[Dataset entries]

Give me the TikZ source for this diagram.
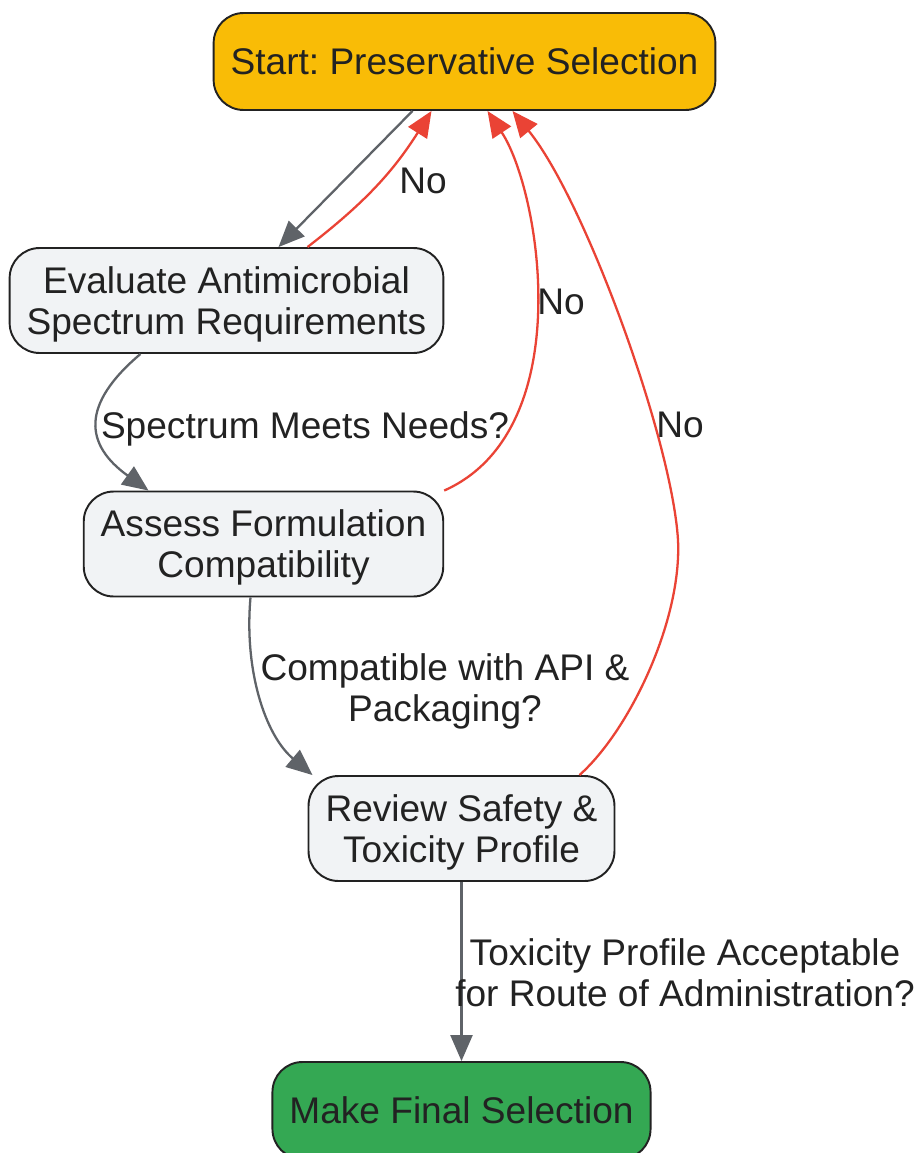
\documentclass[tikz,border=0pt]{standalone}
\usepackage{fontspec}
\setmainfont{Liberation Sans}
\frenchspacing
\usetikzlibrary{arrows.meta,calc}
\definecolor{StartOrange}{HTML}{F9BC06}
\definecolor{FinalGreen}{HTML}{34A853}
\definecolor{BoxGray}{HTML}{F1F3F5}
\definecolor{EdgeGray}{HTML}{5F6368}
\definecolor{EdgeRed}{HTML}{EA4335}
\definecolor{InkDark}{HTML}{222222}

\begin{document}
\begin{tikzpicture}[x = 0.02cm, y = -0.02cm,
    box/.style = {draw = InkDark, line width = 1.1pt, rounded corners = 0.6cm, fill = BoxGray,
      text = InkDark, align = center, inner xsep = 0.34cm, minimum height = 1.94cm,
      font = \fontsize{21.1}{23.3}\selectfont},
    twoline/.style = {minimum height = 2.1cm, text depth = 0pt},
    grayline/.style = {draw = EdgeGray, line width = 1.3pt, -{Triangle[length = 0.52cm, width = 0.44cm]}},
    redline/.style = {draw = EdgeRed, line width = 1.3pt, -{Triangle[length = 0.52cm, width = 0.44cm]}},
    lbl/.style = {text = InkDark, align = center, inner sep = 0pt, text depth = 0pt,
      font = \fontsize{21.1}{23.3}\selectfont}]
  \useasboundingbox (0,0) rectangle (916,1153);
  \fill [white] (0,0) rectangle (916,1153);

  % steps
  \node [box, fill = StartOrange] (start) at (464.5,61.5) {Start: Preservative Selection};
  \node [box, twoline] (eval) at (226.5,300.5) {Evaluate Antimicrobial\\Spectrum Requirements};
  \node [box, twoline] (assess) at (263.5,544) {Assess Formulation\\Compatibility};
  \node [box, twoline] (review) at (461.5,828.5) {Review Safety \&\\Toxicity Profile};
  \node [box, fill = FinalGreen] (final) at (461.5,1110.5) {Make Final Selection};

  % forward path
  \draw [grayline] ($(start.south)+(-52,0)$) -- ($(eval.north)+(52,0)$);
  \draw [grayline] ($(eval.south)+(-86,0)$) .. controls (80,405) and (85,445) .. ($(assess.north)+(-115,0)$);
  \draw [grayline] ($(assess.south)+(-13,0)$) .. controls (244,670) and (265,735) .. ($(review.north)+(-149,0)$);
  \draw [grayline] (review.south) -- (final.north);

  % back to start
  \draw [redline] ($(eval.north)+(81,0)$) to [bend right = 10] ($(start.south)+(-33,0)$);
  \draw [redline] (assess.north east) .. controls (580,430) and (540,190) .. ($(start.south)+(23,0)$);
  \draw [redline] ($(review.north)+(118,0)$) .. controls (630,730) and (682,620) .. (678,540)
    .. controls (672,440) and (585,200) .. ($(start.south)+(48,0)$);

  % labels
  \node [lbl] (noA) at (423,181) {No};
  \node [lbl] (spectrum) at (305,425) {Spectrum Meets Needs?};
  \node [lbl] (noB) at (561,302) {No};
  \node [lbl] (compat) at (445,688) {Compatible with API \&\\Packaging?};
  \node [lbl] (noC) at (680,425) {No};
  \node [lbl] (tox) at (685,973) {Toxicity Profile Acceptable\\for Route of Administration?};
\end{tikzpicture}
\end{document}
---
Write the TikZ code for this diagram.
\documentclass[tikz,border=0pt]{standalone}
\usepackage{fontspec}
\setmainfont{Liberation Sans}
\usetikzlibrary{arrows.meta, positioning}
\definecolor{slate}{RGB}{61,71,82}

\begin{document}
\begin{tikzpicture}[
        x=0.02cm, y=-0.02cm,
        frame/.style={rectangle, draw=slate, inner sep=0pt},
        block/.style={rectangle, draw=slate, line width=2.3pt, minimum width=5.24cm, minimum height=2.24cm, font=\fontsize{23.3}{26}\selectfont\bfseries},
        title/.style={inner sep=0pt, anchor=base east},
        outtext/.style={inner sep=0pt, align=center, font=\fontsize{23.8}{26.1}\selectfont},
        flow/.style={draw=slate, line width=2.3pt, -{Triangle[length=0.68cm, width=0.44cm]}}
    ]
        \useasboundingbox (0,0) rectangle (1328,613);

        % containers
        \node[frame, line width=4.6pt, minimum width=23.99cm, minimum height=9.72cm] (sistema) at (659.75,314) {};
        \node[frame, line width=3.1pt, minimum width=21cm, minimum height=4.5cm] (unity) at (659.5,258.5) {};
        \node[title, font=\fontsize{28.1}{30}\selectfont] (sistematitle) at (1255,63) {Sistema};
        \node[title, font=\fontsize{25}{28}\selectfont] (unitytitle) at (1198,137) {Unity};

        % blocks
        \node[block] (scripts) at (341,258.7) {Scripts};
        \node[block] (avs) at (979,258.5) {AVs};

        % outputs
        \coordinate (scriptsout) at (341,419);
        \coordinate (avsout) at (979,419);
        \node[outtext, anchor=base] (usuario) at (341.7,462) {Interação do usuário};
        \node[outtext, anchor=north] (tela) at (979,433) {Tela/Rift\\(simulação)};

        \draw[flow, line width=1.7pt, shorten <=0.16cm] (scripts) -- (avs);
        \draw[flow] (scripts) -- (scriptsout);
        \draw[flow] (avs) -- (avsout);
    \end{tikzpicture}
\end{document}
==
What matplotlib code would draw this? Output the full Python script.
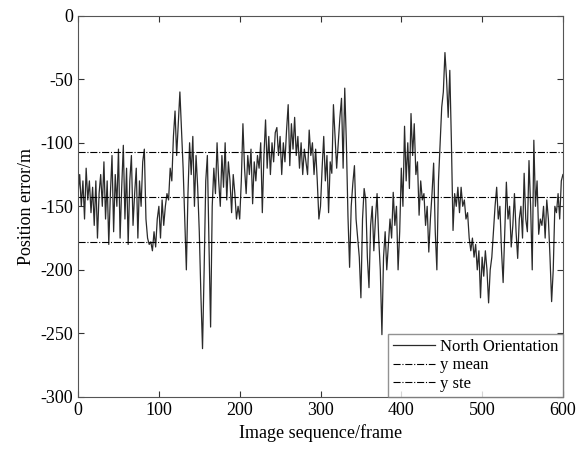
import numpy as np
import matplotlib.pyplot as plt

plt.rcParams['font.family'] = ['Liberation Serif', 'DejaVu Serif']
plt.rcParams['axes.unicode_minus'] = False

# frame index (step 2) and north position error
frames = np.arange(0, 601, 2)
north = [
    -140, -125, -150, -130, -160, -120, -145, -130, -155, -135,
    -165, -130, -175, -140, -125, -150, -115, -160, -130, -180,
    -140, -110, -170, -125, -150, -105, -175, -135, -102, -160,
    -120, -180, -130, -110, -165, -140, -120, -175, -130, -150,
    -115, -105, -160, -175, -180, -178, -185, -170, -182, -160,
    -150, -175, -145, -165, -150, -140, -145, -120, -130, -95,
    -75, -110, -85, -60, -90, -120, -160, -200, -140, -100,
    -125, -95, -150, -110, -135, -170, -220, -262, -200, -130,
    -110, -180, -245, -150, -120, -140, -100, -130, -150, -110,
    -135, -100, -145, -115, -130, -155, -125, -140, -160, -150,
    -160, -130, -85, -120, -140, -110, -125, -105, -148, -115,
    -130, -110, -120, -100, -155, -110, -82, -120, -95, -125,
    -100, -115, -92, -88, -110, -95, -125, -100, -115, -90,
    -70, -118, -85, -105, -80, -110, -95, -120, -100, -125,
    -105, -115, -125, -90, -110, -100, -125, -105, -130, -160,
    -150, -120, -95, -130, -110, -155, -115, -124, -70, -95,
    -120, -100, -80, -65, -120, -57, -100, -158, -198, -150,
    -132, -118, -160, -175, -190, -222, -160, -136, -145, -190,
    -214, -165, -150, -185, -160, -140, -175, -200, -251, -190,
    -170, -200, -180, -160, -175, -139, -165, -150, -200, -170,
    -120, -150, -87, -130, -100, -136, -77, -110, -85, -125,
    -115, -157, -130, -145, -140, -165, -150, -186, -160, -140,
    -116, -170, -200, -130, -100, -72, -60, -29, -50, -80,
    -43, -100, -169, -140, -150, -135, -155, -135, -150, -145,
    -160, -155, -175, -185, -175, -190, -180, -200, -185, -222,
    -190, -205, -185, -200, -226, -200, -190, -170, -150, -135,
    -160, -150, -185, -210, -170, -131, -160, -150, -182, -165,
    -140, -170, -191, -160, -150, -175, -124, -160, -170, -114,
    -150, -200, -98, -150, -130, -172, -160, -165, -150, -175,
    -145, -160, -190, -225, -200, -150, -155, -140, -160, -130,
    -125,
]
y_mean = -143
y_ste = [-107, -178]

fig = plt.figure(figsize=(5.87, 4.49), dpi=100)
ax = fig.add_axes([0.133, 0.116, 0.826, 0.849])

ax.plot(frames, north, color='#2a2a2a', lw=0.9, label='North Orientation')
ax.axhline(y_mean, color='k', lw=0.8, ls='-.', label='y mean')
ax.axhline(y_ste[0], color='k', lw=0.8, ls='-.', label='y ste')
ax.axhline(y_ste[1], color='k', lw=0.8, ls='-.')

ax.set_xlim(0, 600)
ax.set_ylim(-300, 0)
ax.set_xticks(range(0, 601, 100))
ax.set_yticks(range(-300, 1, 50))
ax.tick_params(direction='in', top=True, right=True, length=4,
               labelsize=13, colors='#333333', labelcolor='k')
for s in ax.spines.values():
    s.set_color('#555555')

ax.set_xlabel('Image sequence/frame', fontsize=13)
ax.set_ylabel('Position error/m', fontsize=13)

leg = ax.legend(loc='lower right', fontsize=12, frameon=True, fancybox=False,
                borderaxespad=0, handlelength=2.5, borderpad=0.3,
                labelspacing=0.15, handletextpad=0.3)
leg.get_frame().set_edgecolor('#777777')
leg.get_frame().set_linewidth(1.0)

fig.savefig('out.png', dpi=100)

- _EXERCISE GOAL_: Output exactly the lines above, from the line with "What matplotlib code" to the line with "plt.rcParams['axes.unicode_minus'] = False", both included; skip the pictures.

- _FULL RESPONSE_:
What matplotlib code would draw this? Output the full Python script.
import numpy as np
import matplotlib.pyplot as plt

plt.rcParams['font.family'] = ['Liberation Serif', 'DejaVu Serif']
plt.rcParams['axes.unicode_minus'] = False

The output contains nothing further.